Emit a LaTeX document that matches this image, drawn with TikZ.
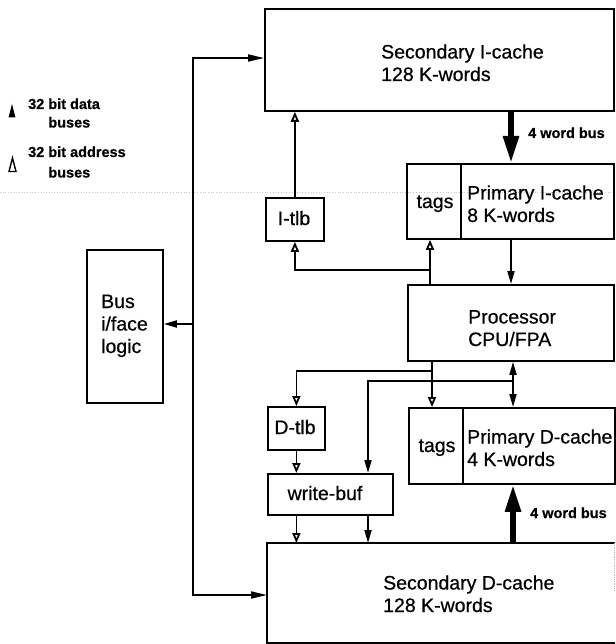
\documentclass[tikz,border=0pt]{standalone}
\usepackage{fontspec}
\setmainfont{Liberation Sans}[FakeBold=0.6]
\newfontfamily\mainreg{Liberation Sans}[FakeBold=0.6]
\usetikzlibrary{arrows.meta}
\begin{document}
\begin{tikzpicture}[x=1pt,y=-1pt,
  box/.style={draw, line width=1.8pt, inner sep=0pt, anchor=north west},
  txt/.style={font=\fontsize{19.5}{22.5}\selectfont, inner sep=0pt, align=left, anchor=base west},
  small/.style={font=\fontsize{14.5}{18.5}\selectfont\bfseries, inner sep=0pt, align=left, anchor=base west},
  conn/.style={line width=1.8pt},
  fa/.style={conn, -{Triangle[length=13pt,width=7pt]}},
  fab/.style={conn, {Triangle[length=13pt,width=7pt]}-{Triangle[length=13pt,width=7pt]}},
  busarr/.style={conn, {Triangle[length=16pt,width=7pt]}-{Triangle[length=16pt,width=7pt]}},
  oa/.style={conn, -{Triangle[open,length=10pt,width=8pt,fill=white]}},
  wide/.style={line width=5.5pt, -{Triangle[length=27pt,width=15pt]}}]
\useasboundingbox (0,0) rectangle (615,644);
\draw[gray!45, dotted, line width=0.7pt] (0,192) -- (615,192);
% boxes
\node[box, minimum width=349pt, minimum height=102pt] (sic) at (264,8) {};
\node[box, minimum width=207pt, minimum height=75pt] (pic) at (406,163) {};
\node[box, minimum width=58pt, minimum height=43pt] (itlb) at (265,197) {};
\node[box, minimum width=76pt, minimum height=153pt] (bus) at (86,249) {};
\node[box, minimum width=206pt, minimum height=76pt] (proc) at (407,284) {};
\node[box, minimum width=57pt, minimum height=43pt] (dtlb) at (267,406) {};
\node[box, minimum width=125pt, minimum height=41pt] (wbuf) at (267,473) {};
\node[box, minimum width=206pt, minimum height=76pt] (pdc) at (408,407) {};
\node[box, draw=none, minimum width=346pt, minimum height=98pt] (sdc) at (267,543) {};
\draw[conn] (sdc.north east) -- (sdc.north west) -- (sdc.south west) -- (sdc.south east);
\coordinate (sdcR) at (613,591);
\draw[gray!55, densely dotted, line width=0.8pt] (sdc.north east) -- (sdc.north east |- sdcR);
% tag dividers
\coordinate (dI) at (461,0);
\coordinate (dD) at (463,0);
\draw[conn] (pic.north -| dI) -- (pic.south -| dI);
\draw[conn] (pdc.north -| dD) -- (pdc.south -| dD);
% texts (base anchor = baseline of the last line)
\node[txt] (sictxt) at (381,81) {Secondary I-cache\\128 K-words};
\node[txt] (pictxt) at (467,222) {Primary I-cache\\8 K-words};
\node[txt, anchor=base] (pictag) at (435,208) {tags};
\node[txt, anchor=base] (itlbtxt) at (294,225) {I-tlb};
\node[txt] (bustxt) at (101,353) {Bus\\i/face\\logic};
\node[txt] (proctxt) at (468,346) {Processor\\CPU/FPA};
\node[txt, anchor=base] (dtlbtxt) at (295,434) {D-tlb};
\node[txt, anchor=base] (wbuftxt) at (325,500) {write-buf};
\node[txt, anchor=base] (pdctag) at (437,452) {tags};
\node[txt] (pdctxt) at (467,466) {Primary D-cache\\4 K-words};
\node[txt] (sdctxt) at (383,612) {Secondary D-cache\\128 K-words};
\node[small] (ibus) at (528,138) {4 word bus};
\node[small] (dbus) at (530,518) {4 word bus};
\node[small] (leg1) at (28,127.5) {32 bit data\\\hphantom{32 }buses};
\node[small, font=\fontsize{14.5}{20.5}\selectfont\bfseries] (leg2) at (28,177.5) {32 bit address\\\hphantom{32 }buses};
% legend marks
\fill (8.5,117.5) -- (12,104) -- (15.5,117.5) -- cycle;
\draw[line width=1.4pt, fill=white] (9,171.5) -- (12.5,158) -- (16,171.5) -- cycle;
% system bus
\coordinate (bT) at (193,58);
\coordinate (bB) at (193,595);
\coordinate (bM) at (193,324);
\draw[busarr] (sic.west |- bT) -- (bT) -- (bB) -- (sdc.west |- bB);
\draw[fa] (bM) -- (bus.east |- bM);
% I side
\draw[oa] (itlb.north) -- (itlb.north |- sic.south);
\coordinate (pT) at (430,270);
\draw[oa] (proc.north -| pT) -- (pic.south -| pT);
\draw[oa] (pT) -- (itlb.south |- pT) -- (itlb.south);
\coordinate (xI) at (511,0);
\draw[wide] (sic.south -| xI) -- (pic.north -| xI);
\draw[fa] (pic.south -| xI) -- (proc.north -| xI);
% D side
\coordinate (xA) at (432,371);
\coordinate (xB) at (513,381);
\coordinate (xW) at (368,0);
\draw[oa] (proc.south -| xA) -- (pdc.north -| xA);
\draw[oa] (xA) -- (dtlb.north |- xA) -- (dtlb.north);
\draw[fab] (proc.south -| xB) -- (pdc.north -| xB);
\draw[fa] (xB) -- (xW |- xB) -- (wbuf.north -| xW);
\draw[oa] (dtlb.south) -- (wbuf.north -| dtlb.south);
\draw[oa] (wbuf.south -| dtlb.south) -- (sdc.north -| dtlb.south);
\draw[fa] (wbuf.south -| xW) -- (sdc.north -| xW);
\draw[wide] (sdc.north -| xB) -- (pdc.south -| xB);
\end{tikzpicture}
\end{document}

* * *

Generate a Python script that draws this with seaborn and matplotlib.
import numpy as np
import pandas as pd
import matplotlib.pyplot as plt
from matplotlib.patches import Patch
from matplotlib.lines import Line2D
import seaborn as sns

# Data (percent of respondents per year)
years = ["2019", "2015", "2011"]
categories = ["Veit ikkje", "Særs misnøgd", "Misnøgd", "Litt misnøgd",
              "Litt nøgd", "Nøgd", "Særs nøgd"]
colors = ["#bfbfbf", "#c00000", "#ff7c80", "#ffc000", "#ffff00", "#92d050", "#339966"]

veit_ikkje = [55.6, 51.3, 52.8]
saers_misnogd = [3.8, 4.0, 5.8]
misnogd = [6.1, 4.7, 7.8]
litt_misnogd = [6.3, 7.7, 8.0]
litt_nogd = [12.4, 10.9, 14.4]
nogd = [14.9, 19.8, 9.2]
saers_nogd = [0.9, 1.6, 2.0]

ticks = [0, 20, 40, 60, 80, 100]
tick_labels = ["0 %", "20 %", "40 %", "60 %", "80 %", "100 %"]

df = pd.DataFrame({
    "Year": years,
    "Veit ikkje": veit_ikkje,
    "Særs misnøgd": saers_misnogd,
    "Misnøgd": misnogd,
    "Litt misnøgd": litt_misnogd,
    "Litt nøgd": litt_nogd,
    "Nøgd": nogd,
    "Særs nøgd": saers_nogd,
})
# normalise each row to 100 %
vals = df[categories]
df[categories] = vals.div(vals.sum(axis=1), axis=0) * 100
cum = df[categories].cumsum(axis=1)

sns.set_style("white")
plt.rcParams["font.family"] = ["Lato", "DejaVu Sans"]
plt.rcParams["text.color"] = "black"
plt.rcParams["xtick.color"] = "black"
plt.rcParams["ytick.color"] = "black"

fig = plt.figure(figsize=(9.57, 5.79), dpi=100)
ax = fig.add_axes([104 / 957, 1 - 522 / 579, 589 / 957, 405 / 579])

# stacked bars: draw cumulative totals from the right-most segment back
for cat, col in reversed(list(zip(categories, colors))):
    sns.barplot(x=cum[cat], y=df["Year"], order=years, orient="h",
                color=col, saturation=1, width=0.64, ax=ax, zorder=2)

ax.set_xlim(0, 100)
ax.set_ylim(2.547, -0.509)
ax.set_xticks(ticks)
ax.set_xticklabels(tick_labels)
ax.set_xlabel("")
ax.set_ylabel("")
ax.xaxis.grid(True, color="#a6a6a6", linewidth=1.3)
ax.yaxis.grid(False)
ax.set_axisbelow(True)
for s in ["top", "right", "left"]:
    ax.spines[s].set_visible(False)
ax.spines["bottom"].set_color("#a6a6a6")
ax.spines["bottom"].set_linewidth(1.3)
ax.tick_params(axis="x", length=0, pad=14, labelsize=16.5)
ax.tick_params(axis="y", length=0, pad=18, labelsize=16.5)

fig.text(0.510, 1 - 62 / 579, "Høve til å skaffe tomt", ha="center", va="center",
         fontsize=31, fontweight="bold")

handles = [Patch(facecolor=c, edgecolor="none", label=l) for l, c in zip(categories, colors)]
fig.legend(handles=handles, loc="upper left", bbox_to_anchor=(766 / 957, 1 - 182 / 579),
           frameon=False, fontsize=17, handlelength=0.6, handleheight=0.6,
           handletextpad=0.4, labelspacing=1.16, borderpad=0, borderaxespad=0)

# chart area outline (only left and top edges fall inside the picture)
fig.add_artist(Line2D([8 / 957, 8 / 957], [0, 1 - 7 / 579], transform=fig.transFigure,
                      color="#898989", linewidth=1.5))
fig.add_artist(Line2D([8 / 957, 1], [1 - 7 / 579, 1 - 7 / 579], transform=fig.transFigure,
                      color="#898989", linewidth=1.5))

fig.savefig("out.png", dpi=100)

WHAT YOU SHOULD DO:
Retype precisely, and only, the span of lines that opens at the line containing "Generate a Python" and closes at the line containing "import seaborn as sns", both inclusive.

THE REPLY:
Generate a Python script that draws this with seaborn and matplotlib.
import numpy as np
import pandas as pd
import matplotlib.pyplot as plt
from matplotlib.patches import Patch
from matplotlib.lines import Line2D
import seaborn as sns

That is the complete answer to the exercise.